Como nota o leitor, Demónio – com acento circunflexo, pois foi assim que foi grafado na edição lusitana –, é uma história extremamente movimentada, a que oferece mais sequências de ação e conflitos em toda a trilogia. Mas, de certa forma, este plano maior do enredo se mostra muito previsível – ao contrário, principalmente de Feiticeira, talvez o mais surpreendente deles –, como se quase suas 400 e poucas páginas se justificassem para o inevitável embate final entre Cirocco e Gaia. Nesse sentido, os dramas pessoais, mais particulares, vistos nos dois primeiros livros, não recebem o mesmo tratamento dramático, tornando a conclusão da saga menos intimista, ainda que reserve um belo sentimento de libertação.

Em seu devido contexto, contudo, A Trilogia de Gaia se constitui numa das iniciativas de construção de mundo mais interessantes e complexas da ficção científica, que talvez não receba mais reconhecimento por não haver obtido a mesma continuidade de publicação e popularidade de obras semelhantes como, por exemplo, a portentosa série Duna (1965-1985), de Frank Herbert (1920-1986), levada ao cinema e depois à TV e que foi trabalhada pelo autor por 20 anos, enquanto Varley abordou o seu universo ficcional por apenas cinco. Em todo caso, é possível encontrar na internet sites e blogs de fãs apaixonados pela trilogia, a ponto de reproduzir mapas de Titã – o que senti falta num mundo descrito com tantas minúcias – e da própria estrutura da roda giratória. Sensacional.

Os três livros foram publicados em Portugal, na saudosa coleção FC Europa-América, mais ou menos nos mesmos anos dos lançamentos originais, e merecem ser lançados de forma inédita aqui no Brasil. Como nos últimos anos têm ocorrido uma certa recuperação do tempo perdido, com o lançamento de obras inéditas dos anos 1970 e 1980, se algum editor mais engajado estiver a ler esta resenha, considere seriamente a possibilidade de trazer ao nosso país estes três livros fascinantes.

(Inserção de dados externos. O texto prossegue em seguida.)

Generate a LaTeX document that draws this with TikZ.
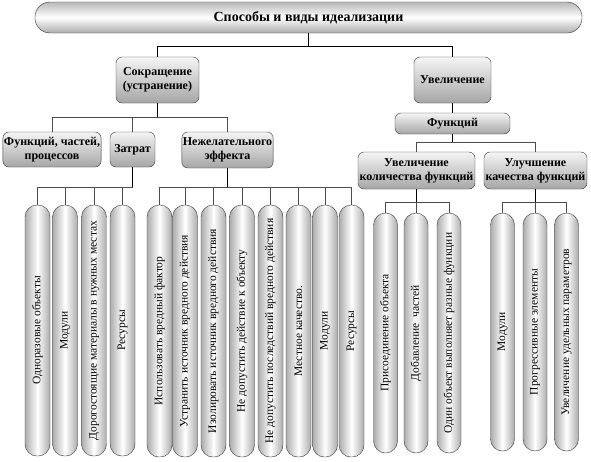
\documentclass[tikz,border=0pt]{standalone}
\usepackage{fontspec}
\setmainfont{Liberation Serif}
\usetikzlibrary{calc}
\tikzset{
	banner/.style={
		draw=gray!40!black,
		rounded corners=15pt,
		top color=gray!55,
		bottom color=gray!65,
		middle color=white,
		minimum width=547pt,
		minimum height=31pt,
		font=\fontsize{14}{16}\selectfont\bfseries},
	box/.style={
		draw=gray!40!black,
		rounded corners=6pt,
		top color=gray!8,
		bottom color=gray!70,
		align=center,
		inner sep=1pt,
		font=\fontsize{12}{14}\selectfont\bfseries},
	pill/.style={
		draw=gray!40!black,
		rounded corners=12pt,
		left color=gray!65,
		right color=gray!65,
		middle color=white,
		inner sep=0pt,
		minimum width=25pt,
		font=\fontsize{11.5}{13}\selectfont},
	trunk/.style={line width=1.1pt, black},
	branch/.style={line width=0.6pt, gray!60!black}
}

\begin{document}
\begin{tikzpicture}[x=1pt,y=-1pt]
	\useasboundingbox (0,0) rectangle (591,461);
	% top
	\node [banner] (title) at (308.5,17.5) {Способы и виды идеализации};
	\node [box, minimum width=83pt, minimum height=46pt] (red) at (157.5,80) {Сокращение\\(устранение)};
	\node [box, minimum width=77pt, minimum height=46pt] (inc) at (452.5,80) {Увеличение};
	\draw[trunk] (title.south) -- ++(0,13) coordinate (topbus);
	\draw[trunk] (topbus) -| (red.north);
	\draw[trunk] (topbus) -| (inc.north);
	% reduction
	\node [box, minimum width=98pt, minimum height=35pt] (fun) at (52,149.5) {Функций, частей,\\процессов};
	\node [box, minimum width=45pt, minimum height=35pt] (cost) at (132.5,149.5) {Затрат};
	\node [box, minimum width=91pt, minimum height=36pt] (harm) at (227.5,150) {Нежелательного\\эффекта};
	\draw[trunk] (red.south) -- ++(0,14) coordinate (redbus);
	\foreach \n in {fun,cost,harm}
		\draw[branch] (redbus) -| (\n.north);
	% increase
	\node [box, minimum width=115pt, minimum height=21pt] (funcs) at (452.5,123.5) {Функций};
	\node [box, minimum width=117pt, minimum height=37pt] (more) at (416.5,170.5) {Увеличение\\количества функций};
	\node [box, minimum width=103pt, minimum height=37pt] (qual) at (535.5,170.5) {Улучшение\\качества функций};
	\draw[trunk] (inc.south) -- (funcs.north);
	\draw[trunk] (funcs.south) -- ++(0,8) coordinate (funbus);
	\draw[branch] (funbus) -| (more.north);
	\draw[branch] (funbus) -| (qual.north);
	% pills under Затрат
	\foreach \x/\t [count=\i] in {37.5/Одноразовые объекты, 65/Модули, 94/Дорогостоящие материалы в нужных местах, 122.5/Ресурсы}
		\node [pill, minimum height=251pt] (c\i) at (\x,330.5) {\rotatebox{90}{\t}};
	\draw[trunk] (cost.south) -- ++(0,20) coordinate (costbus);
	\foreach \i in {1,...,4}
		\draw[branch] (costbus) -| (c\i.north);
	% pills under Нежелательного эффекта
	\foreach \x/\t [count=\i] in {159.5/Использовать вредный фактор, 185/Устранить источник вредного действия, 213.5/Изолировать источник вредного действия, 242/Не допустить действие к объекту, 270.5/Не допустить последствий вредного действия, 298.5/Местное качество., 325/Модули, 351.5/Ресурсы}
		\node [pill, minimum height=252pt] (h\i) at (\x,331) {\rotatebox{90}{\t}};
	\draw[trunk] (harm.south) -- ++(0,19) coordinate (harmbus);
	\foreach \i in {1,...,8}
		\draw[branch] (harmbus) -| (h\i.north);
	% pills under Увеличение количества функций
	\foreach \x/\t [count=\i] in {385.5/Присоединение объекта, 416/Добавление~ частей, 449/Один объект выполняет разные функции}
		\node [pill, minimum height=240pt, minimum width=24pt] (m\i) at (\x,333) {\rotatebox{90}{\t}};
	\draw[trunk] (more.south) -- ++(0,13) coordinate (morebus);
	\foreach \i in {1,...,3}
		\draw[branch] (morebus) -| (m\i.north);
	% pills under Улучшение качества функций
	\foreach \x/\t [count=\i] in {502.5/Модули, 535/Прогрессивные элементы, 566.5/Увеличение удельных параметров}
		\node [pill, minimum height=238pt, minimum width=24pt] (q\i) at (\x,332) {\rotatebox{90}{\t}};
	\draw[trunk] (qual.south) -- ++(0,13) coordinate (qualbus);
	\foreach \i in {1,...,3}
		\draw[branch] (qualbus) -| (q\i.north);
\end{tikzpicture}
\end{document}
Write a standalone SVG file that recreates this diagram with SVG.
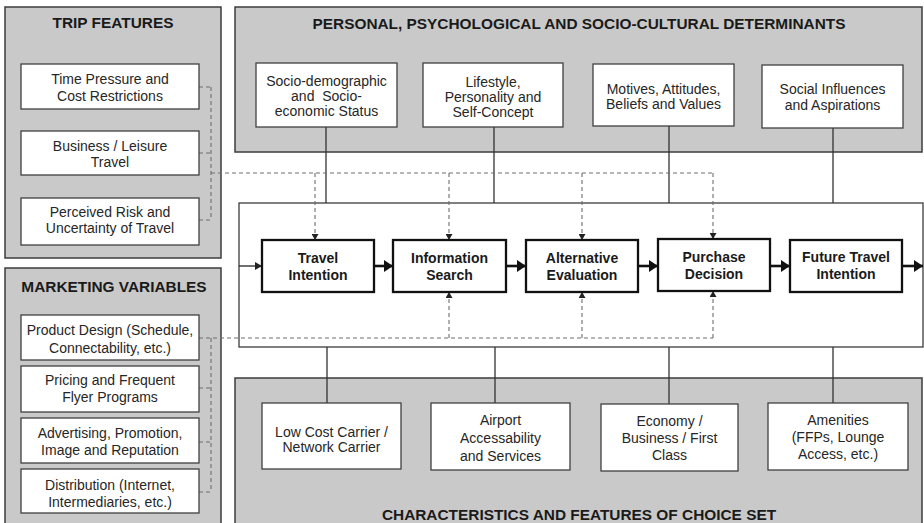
<svg xmlns="http://www.w3.org/2000/svg" width="924" height="523" viewBox="0 0 924 523">
  <style>
    .panel { fill: #c9c9c9; stroke: #3c3c3c; stroke-width: 1.5; }
    .box { fill: #ffffff; stroke: #404040; stroke-width: 1.3; }
    .stage { fill: #ffffff; stroke: #111111; stroke-width: 2.3; }
    .frame { fill: #ffffff; stroke: #3c3c3c; stroke-width: 1.3; }
    .title { font-family: "Liberation Sans", Arial, sans-serif; font-size: 15.4px; font-weight: bold; fill: #1a1a1a; text-anchor: middle; }
    .label { font-family: "Liberation Sans", Arial, sans-serif; font-size: 14px; fill: #262626; text-anchor: middle; white-space: pre; }
    .stagelabel { font-family: "Liberation Sans", Arial, sans-serif; font-size: 14px; font-weight: bold; fill: #1a1a1a; text-anchor: middle; }
    .solid { fill: none; stroke: #333333; stroke-width: 1.3; }
    .dash { fill: none; stroke: #6e6e6e; stroke-width: 1.1; stroke-dasharray: 4 3; }
    .flow { fill: none; stroke: #111111; stroke-width: 2.6; }
    .feed { fill: none; stroke: #222222; stroke-width: 1.3; }
  </style>
  <defs>
    <marker id="headBig" markerUnits="userSpaceOnUse" markerWidth="10" markerHeight="12" refX="9" refY="6" orient="auto">
      <path d="M0,0 L9,6 L0,12 Z" fill="#111111"/>
    </marker>
    <marker id="headSmall" markerUnits="userSpaceOnUse" markerWidth="8" markerHeight="8" refX="7" refY="4" orient="auto">
      <path d="M0,0 L7,4 L0,8 Z" fill="#222222"/>
    </marker>
    <marker id="headDash" markerUnits="userSpaceOnUse" markerWidth="7" markerHeight="7" refX="6" refY="3.5" orient="auto">
      <path d="M0,0 L6,3.5 L0,7 Z" fill="#222222"/>
    </marker>
  </defs>

  <!-- background panels -->
  <g id="trip-features">
    <rect class="panel" x="5" y="7" width="216" height="251"/>
    <text class="title" x="113" y="28">TRIP FEATURES</text>
  </g>
  <g id="marketing-variables">
    <rect class="panel" x="5" y="268" width="216" height="270"/>
    <text class="title" x="114" y="292">MARKETING VARIABLES</text>
  </g>
  <g id="determinants">
    <rect class="panel" x="235" y="7" width="687" height="145"/>
    <text class="title" x="579" y="29">PERSONAL, PSYCHOLOGICAL AND SOCIO-CULTURAL DETERMINANTS</text>
  </g>
  <g id="choice-set">
    <rect class="panel" x="235" y="378" width="687" height="160"/>
    <text class="title" x="579" y="520">CHARACTERISTICS AND FEATURES OF CHOICE SET</text>
  </g>
  <g id="decision-process">
    <rect class="frame" x="239" y="203" width="684" height="144"/>
  </g>

  <!-- connectors -->
  <g id="connectors">
    <!-- determinants to process frame -->
    <path class="solid" d="M326,127 V203 M494,127 V203 M669,126 V203 M833,128 V203"/>
    <!-- choice set to process frame -->
    <path class="solid" d="M327,347 V403 M495,347 V403 M669,347 V404 M833,347 V403"/>

    <!-- trip features bus -->
    <path class="dash" d="M199,87 H211 M199,153 H211 M199,220 H211 M211,87 V220 M211,173 H713"/>
    <path class="dash" marker-end="url(#headDash)" d="M315,173 V240"/>
    <path class="dash" marker-end="url(#headDash)" d="M449,173 V240"/>
    <path class="dash" marker-end="url(#headDash)" d="M582,173 V240"/>
    <path class="dash" marker-end="url(#headDash)" d="M713,173 V239"/>

    <!-- marketing variables bus -->
    <path class="dash" d="M199,338 H713 M199,388 H211 M199,442 H211 M199,492 H211 M211,338 V492"/>
    <path class="dash" marker-end="url(#headDash)" d="M449,338 V292"/>
    <path class="dash" marker-end="url(#headDash)" d="M582,338 V292"/>
    <path class="dash" marker-end="url(#headDash)" d="M713,338 V291"/>

    <!-- stage flow -->
    <path class="feed" marker-end="url(#headSmall)" d="M239,266 H262"/>
    <path class="flow" marker-end="url(#headBig)" d="M374,266 H393"/>
    <path class="flow" marker-end="url(#headBig)" d="M506,266 H526"/>
    <path class="flow" marker-end="url(#headBig)" d="M638,266 H658"/>
    <path class="flow" marker-end="url(#headBig)" d="M770,266 H790"/>
    <path class="flow" marker-end="url(#headBig)" d="M902,266 H923"/>
  </g>

  <!-- trip feature items -->
  <g id="time-pressure">
    <rect class="box" x="21" y="64" width="178" height="45"/>
    <text class="label" x="110" y="84">Time Pressure and<tspan x="110" y="101">Cost Restrictions</tspan></text>
  </g>
  <g id="business-leisure">
    <rect class="box" x="21" y="131" width="178" height="44"/>
    <text class="label" x="110" y="151">Business / Leisure<tspan x="110" y="167">Travel</tspan></text>
  </g>
  <g id="perceived-risk">
    <rect class="box" x="21" y="198" width="178" height="47"/>
    <text class="label" x="110" y="217">Perceived Risk and<tspan x="110" y="233">Uncertainty of Travel</tspan></text>
  </g>

  <!-- marketing items -->
  <g id="product-design">
    <rect class="box" x="21" y="315" width="178" height="45"/>
    <text class="label" x="110" y="335">Product Design (Schedule,<tspan x="110" y="353">Connectability, etc.)</tspan></text>
  </g>
  <g id="pricing">
    <rect class="box" x="21" y="366" width="178" height="46"/>
    <text class="label" x="110" y="385">Pricing and Frequent<tspan x="110" y="402">Flyer Programs</tspan></text>
  </g>
  <g id="advertising">
    <rect class="box" x="21" y="418" width="178" height="45"/>
    <text class="label" x="110" y="438">Advertising, Promotion,<tspan x="110" y="455">Image and Reputation</tspan></text>
  </g>
  <g id="distribution">
    <rect class="box" x="21" y="469" width="178" height="44"/>
    <text class="label" x="110" y="490">Distribution (Internet,<tspan x="110" y="507">Intermediaries, etc.)</tspan></text>
  </g>

  <!-- determinant items -->
  <g id="socio-demographic">
    <rect class="box" x="256" y="63" width="141" height="64"/>
    <text class="label" x="326.5" y="86">Socio-demographic<tspan x="326.5" y="101">and  Socio-</tspan><tspan x="326.5" y="116">economic Status</tspan></text>
  </g>
  <g id="lifestyle">
    <rect class="box" x="423" y="63" width="140" height="64"/>
    <text class="label" x="493" y="87">Lifestyle,<tspan x="493" y="102">Personality and</tspan><tspan x="493" y="117">Self-Concept</tspan></text>
  </g>
  <g id="motives">
    <rect class="box" x="593" y="64" width="141" height="62"/>
    <text class="label" x="663.5" y="94">Motives, Attitudes,<tspan x="663.5" y="109">Beliefs and Values</tspan></text>
  </g>
  <g id="social-influences">
    <rect class="box" x="762" y="65" width="141" height="63"/>
    <text class="label" x="832.5" y="94">Social Influences<tspan x="832.5" y="110">and Aspirations</tspan></text>
  </g>

  <!-- decision stages -->
  <g id="travel-intention">
    <rect class="stage" x="262" y="240" width="112" height="52"/>
    <text class="stagelabel" x="318" y="263">Travel<tspan x="318" y="280">Intention</tspan></text>
  </g>
  <g id="information-search">
    <rect class="stage" x="393" y="240" width="113" height="52"/>
    <text class="stagelabel" x="449.5" y="263">Information<tspan x="449.5" y="280">Search</tspan></text>
  </g>
  <g id="alternative-evaluation">
    <rect class="stage" x="526" y="240" width="112" height="52"/>
    <text class="stagelabel" x="582" y="263">Alternative<tspan x="582" y="280">Evaluation</tspan></text>
  </g>
  <g id="purchase-decision">
    <rect class="stage" x="658" y="239" width="112" height="52"/>
    <text class="stagelabel" x="714" y="262">Purchase<tspan x="714" y="279">Decision</tspan></text>
  </g>
  <g id="future-travel-intention">
    <rect class="stage" x="790" y="240" width="112" height="52"/>
    <text class="stagelabel" x="846" y="262">Future Travel<tspan x="846" y="279">Intention</tspan></text>
  </g>

  <!-- choice set items -->
  <g id="carrier-type">
    <rect class="box" x="262" y="403" width="139" height="66"/>
    <text class="label" x="331.5" y="437">Low Cost Carrier /<tspan x="331.5" y="452">Network Carrier</tspan></text>
  </g>
  <g id="airport">
    <rect class="box" x="431" y="403" width="139" height="67"/>
    <text class="label" x="500.5" y="425">Airport<tspan x="500.5" y="443">Accessability</tspan><tspan x="500.5" y="461">and Services</tspan></text>
  </g>
  <g id="cabin-class">
    <rect class="box" x="601" y="404" width="137" height="67"/>
    <text class="label" x="669.5" y="426">Economy /<tspan x="669.5" y="443">Business / First</tspan><tspan x="669.5" y="460">Class</tspan></text>
  </g>
  <g id="amenities">
    <rect class="box" x="768" y="403" width="140" height="67"/>
    <text class="label" x="838" y="425">Amenities<tspan x="838" y="442">(FFPs, Lounge</tspan><tspan x="838" y="459">Access, etc.)</tspan></text>
  </g>
</svg>
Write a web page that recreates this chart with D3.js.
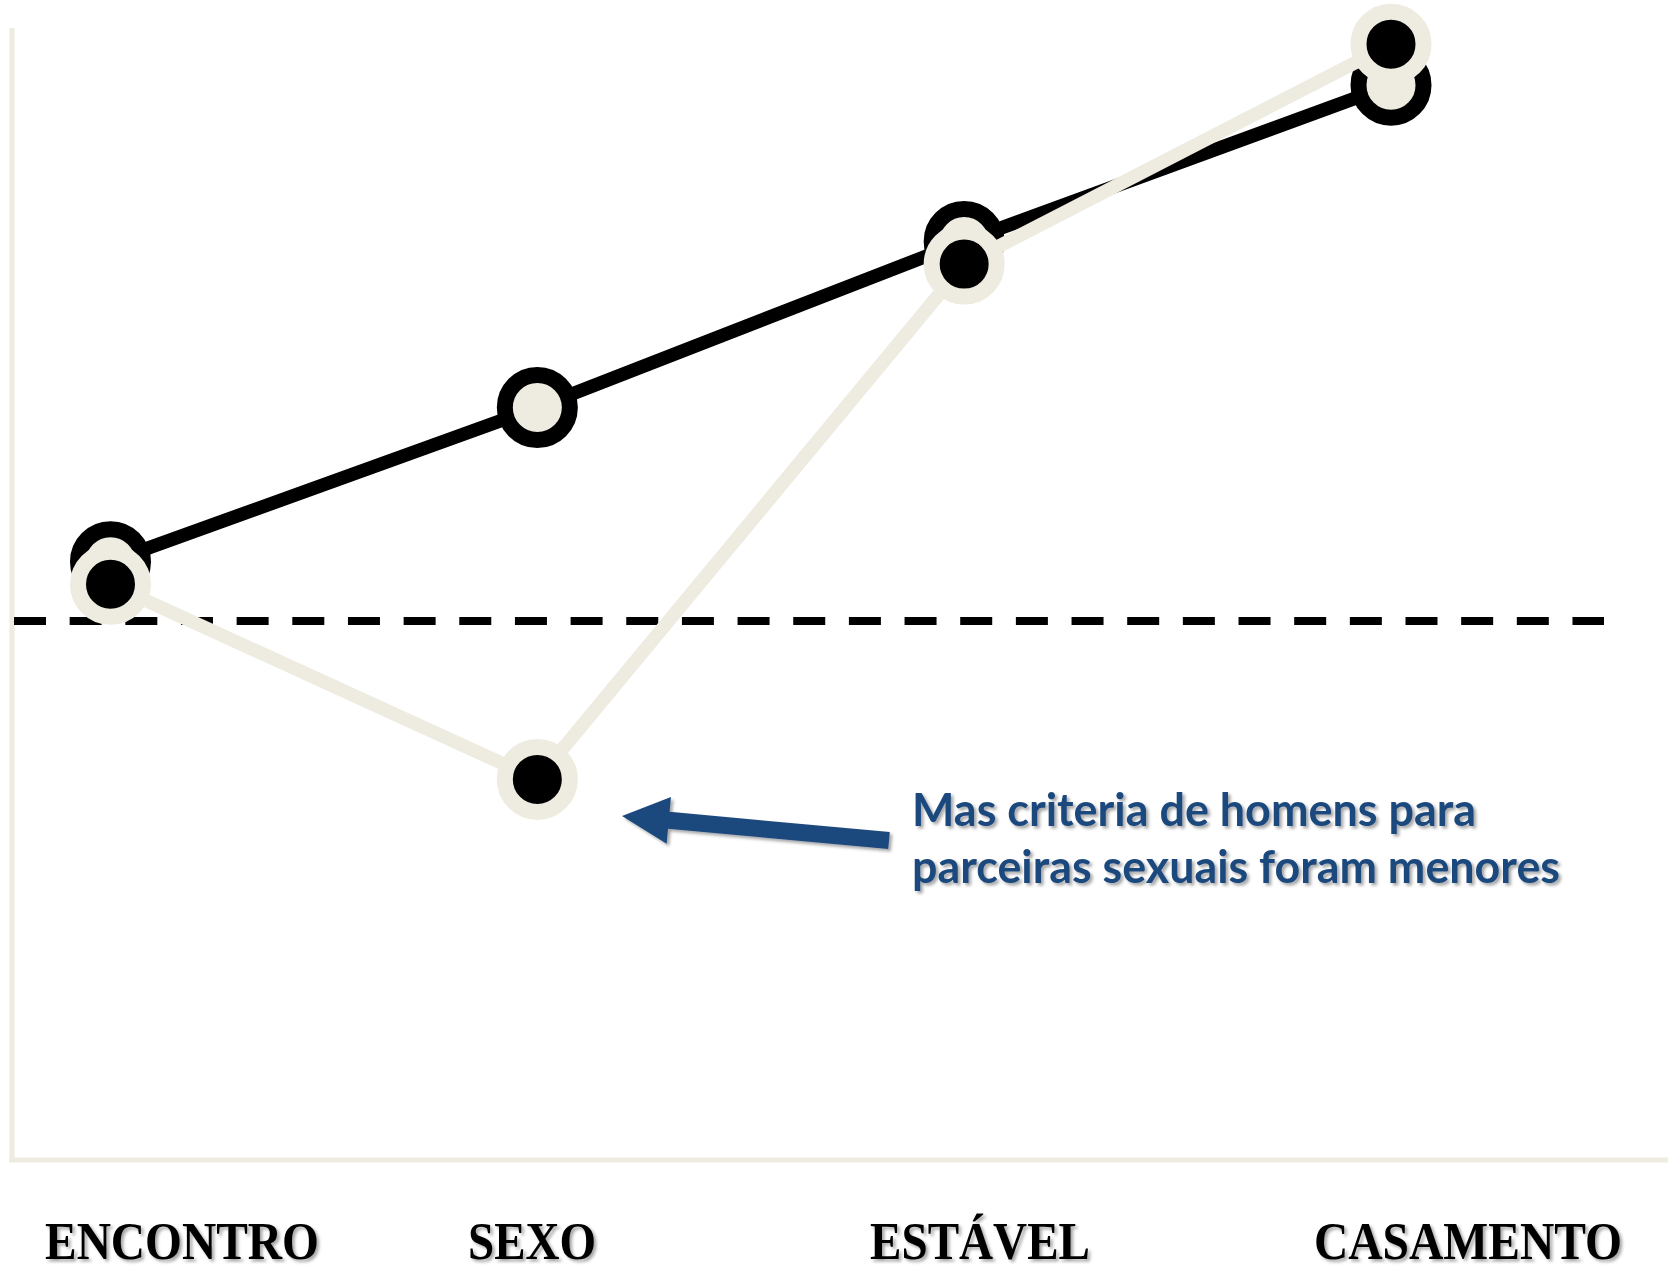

Pois John Varley, seu criador, é um dos mais inteligentes e provocativos autores surgidos no cenário da FC nas últimas décadas do século passado, com um hábil equilíbrio entre a aventura e momentos de sense of wonder, rigor científico e ricas especulações sobre o destino da humanidade, a partir de uma visão mais aberta e contestadora dos valores tradicionais, em especial do mundo ocidental.